Set problem
Check each line of the data below for the word "matplotlib", then extract the ones that have it.

# # # #

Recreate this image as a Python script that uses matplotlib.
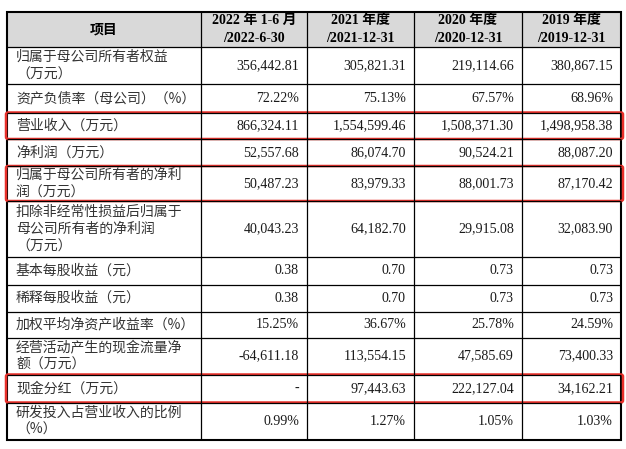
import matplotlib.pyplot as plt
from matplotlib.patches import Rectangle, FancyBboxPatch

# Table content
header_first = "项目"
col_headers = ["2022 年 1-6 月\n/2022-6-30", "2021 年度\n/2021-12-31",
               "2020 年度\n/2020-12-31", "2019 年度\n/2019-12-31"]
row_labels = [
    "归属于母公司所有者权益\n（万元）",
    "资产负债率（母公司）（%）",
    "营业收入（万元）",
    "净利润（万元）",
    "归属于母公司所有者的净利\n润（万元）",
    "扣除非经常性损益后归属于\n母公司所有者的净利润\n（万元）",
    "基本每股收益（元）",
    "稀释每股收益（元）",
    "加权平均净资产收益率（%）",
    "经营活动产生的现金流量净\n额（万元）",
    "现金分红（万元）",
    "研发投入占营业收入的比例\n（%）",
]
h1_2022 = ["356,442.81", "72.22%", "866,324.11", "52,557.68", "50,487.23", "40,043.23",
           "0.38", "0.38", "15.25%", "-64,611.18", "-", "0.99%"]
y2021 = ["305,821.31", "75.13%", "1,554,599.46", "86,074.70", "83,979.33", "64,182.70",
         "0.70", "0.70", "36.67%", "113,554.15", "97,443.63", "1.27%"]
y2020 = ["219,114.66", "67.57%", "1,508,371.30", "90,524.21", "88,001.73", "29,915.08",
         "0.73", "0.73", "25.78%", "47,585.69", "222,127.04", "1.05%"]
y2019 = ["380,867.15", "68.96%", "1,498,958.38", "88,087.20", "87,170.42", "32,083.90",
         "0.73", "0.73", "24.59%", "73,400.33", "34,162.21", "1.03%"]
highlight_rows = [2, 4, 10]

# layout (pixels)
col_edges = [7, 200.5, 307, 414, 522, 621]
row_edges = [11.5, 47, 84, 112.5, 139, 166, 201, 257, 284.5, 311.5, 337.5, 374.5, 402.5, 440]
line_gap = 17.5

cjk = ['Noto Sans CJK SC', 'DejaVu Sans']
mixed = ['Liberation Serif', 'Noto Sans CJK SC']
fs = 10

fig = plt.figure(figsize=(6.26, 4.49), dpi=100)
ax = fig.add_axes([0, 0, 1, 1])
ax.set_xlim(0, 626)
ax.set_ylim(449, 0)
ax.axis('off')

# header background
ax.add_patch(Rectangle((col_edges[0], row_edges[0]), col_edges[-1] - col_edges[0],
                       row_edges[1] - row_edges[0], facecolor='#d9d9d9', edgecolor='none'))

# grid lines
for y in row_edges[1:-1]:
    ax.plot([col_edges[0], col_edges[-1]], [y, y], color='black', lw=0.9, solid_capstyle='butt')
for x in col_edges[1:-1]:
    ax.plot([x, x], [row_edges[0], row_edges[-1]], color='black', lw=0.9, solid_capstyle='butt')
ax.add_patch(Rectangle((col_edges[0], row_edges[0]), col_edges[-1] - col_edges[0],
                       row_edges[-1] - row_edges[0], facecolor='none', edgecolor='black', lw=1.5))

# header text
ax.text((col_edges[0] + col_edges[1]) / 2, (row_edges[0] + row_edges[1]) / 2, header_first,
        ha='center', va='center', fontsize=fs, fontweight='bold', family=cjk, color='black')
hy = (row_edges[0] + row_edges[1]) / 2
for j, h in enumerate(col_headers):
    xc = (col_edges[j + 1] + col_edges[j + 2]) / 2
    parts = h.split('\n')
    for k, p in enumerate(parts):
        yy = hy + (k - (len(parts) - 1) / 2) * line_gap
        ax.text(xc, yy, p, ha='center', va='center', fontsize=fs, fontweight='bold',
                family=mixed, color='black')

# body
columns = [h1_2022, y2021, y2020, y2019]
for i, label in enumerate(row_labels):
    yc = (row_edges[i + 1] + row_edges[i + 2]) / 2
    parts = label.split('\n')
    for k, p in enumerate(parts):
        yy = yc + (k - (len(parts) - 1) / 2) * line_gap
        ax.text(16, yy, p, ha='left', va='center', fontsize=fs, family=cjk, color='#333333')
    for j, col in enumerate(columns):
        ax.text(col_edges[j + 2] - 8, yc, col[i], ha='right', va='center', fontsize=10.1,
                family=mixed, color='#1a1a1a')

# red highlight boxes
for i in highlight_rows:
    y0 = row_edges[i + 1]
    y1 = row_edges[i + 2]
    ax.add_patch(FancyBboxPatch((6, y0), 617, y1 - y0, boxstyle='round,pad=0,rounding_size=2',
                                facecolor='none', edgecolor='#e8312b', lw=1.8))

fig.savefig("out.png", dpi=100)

# # # #

Response for this exercise
Recreate this image as a Python script that uses matplotlib.
import matplotlib.pyplot as plt
from matplotlib.patches import Rectangle, FancyBboxPatch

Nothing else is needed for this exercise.